Highly efficient textile supercapacitors fabricated with graphene/NiO:Yb electrodes printed on cotton fabric

We report in this work the electrochemical performance of textile supercapacitors (SCs) fabricated with conductive electrodes of cotton-fabric+graphene. NiO:Yb microparticles (YbNi MPs) with cubic phase and sizes of 1.5–45 µm were introduced into the SCs in order to enhance their capacitance and energy density. Two different asymmetric devices were fabricated with electrodes of cotton+graphene (cathode) and cotton+graphene+YbNi MPs (anode). The first device (named as YbNi-SC) employed as separator a biodegradable rice paper and the second one (named as YbNi-S-SC) used as separator a recycled dishwasher sponge. According to the electrochemical characterization, the YbNi-SC and YbNi-S-SC devices presented a maximum capacitance of 640.6 and 1153.1 F/g, respectively. These devices also presented a maximum energy density of 128.1 and 230.6 Wh/kg, respectively, which are among the highest reported so far for textile SCs.

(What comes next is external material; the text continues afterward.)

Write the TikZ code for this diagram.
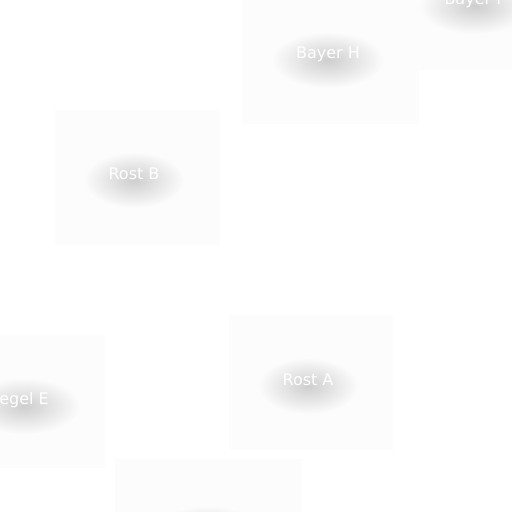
\documentclass[tikz,border=0pt]{standalone}
\usepackage{fontspec}
\setmainfont{DejaVu Sans}
\usetikzlibrary{fadings}
\definecolor{boxfill}{RGB}{252,252,252}
\tikzfading[name=halo, inner color=transparent!10, outer color=transparent!100]
\tikzset{
  panel/.style={fill=boxfill, draw=none, inner sep=0pt},
  lbl/.style={text=white, font=\fontsize{16}{19}\selectfont, inner sep=0pt},
  glow/.style={fill=black, fill opacity=0.2, path fading=halo, fit fading=true}
}
\begin{document}
\begin{tikzpicture}[x=1pt,y=-1pt]
\useasboundingbox (0,0) rectangle (512,512);
% panels
\node[panel, minimum width=177pt, minimum height=140pt] (bhbox) at (330.5,54) {};
\node[panel, minimum width=168pt, minimum height=140pt] (bfbox) at (476,0) {};
\node[panel, minimum width=165pt, minimum height=135pt] (rbbox) at (137.5,177.5) {};
\node[panel, minimum width=164pt, minimum height=135pt] (rabox) at (311,382.5) {};
\node[panel, minimum width=166pt, minimum height=133pt] (iebox) at (22,401.5) {};
\node[panel, minimum width=187pt, minimum height=134pt] (bottombox) at (208.5,526) {};
% halos
\fill[glow] (328,60) ellipse [x radius=56pt, y radius=28pt];
\fill[glow] (475,6) ellipse [x radius=56pt, y radius=28pt];
\fill[glow] (134,180) ellipse [x radius=50pt, y radius=28pt];
\fill[glow] (308,386) ellipse [x radius=50pt, y radius=28pt];
\fill[glow] (24,406) ellipse [x radius=56pt, y radius=28pt];
\fill[glow] (207,534) ellipse [x radius=56pt, y radius=28pt];
% labels
\node[lbl] (bh) at (328,54) {Bayer H};
\node[lbl] (bf) at (475,0) {Bayer F};
\node[lbl] (rb) at (134,174) {Rost B};
\node[lbl] (ra) at (308,380) {Rost A};
\node[lbl, anchor=east] (ie) at (49,400) {Siegel E};
\end{tikzpicture}
\end{document}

A reference G-SC device made without YbNi MPs was also fabricated, but it presented a poor capacitance and energy density of 11.2 F/g and 22.1 Wh/kg, respectively. Moreover, The GC-SC device was completely discharged after only 1683 s (28.05 min), while the devices made with YbNi MPs (YbNi-SC and YbNi-S-SC) had discharge times of 4171 s (69.6 min) and 16,604 s (276.7 min), respectively. Moreover, the YbNi-S-SC device had superior capacitance retention (≈95%) over the YbNi-S-SC device (≈83%) after 500 cycles of charge/discharge. The optical absorbance, Raman and XPS spectra confirmed the presence of oxygen vacancy defects, Yb3+/Yb2+ and Ni3+/Ni2+ species in the SC electrodes, which acted as redox centers for the charge storage. Impedance measurements were also carried out and a reduction of the electrical resistance (≈36%) at the electrode/electrolyte interface was produced in the SCs containing the YbNi MPs, which facilitated the ion diffusion/transport in the SC electrodes. Hence, the results obtained here demonstrate that the textile SCs made with YbNi MPs are efficient for wearable applications.